* Problem details *
Line by line, reproduce exactly the beginning of the listing below, ending with the line that contains "Chart.register(...registerables);" and adding nothing.

-- START --

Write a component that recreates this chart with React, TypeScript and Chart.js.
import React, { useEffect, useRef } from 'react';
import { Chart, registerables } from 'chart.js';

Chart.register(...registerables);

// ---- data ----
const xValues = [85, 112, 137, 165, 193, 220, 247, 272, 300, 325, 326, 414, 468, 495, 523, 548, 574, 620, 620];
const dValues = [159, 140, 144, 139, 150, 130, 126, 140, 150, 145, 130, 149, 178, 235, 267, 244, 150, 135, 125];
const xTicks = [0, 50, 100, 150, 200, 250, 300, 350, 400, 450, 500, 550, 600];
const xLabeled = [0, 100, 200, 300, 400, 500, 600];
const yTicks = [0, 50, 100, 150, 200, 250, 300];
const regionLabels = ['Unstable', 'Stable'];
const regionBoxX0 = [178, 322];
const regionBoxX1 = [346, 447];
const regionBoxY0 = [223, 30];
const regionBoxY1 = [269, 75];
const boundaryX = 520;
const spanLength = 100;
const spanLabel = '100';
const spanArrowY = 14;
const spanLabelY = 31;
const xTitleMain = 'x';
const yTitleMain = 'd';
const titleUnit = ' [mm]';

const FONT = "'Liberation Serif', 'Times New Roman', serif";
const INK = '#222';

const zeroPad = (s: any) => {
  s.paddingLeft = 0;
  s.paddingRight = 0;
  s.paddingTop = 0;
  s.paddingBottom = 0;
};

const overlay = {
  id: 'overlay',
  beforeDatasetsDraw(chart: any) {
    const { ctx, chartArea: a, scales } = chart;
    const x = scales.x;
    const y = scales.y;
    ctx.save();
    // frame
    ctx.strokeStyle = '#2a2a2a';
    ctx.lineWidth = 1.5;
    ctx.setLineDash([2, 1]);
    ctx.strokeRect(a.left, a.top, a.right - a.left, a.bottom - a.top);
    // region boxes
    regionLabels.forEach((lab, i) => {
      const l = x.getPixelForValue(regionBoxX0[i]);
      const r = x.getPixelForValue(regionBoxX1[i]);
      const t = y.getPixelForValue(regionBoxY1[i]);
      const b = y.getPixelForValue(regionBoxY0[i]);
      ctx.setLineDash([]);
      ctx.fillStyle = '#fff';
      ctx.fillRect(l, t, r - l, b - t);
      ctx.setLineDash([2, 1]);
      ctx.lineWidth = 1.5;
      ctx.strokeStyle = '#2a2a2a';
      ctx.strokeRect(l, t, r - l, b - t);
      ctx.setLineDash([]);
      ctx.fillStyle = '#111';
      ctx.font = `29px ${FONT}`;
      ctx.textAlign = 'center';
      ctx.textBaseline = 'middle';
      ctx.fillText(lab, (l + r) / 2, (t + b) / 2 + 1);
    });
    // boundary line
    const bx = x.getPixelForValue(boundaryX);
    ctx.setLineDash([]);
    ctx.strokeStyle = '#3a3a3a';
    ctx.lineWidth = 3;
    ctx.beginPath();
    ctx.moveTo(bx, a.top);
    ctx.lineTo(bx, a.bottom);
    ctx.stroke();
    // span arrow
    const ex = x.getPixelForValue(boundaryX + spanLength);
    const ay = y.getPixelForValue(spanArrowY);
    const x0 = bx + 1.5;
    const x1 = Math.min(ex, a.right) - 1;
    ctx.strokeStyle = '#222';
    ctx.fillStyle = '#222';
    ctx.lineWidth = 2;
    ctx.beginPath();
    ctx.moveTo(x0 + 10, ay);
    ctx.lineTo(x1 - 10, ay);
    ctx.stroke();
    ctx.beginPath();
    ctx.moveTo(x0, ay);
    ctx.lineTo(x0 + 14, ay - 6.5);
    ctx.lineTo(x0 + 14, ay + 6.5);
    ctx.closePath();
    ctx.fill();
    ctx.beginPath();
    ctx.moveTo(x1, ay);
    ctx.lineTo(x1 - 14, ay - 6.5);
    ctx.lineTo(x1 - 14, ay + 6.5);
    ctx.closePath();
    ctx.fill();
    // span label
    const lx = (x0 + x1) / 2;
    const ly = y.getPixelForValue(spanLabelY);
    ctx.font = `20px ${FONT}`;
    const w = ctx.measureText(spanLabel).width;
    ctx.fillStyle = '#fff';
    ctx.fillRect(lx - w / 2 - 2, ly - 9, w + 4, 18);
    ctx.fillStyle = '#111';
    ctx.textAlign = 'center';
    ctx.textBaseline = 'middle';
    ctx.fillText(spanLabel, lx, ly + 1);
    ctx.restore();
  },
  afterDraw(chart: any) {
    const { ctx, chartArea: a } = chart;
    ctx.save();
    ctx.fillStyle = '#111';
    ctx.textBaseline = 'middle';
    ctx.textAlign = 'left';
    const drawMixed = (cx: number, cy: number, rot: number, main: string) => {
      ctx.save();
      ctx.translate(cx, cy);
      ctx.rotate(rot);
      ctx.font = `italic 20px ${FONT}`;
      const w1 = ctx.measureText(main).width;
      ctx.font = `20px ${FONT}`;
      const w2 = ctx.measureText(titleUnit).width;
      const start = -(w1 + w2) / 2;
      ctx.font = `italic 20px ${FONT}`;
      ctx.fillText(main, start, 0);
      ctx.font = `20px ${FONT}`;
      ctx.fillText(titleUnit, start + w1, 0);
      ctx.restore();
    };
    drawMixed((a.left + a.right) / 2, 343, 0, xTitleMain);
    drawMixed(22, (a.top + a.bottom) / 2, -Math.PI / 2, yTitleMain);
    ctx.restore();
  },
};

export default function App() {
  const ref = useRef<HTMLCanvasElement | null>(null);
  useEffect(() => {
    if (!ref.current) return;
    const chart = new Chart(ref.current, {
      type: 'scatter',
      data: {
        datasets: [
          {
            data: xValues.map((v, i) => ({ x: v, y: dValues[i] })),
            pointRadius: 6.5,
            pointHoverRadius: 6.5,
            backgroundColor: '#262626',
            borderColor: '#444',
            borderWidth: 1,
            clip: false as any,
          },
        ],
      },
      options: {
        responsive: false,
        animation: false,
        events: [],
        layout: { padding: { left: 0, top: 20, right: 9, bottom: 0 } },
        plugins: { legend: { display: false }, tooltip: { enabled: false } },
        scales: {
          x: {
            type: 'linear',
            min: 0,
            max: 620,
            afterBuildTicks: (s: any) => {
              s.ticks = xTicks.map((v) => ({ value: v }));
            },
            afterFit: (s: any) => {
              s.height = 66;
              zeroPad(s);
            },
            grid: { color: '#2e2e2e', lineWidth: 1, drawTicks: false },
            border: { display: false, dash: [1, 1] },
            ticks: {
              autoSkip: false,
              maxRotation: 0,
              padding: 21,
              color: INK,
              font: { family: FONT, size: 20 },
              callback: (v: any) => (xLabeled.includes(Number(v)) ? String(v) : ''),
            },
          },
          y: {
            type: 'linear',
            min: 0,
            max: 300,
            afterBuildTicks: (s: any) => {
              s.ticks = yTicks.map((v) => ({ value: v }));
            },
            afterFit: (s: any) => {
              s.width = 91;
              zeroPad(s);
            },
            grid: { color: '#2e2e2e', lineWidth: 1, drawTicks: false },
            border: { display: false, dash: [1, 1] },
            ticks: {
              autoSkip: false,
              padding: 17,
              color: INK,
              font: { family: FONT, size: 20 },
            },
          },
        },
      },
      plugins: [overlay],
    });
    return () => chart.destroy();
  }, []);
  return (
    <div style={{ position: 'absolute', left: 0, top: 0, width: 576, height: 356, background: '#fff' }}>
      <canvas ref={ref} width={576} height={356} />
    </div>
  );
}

-- END --

* Output for this task *
Write a component that recreates this chart with React, TypeScript and Chart.js.
import React, { useEffect, useRef } from 'react';
import { Chart, registerables } from 'chart.js';

Chart.register(...registerables);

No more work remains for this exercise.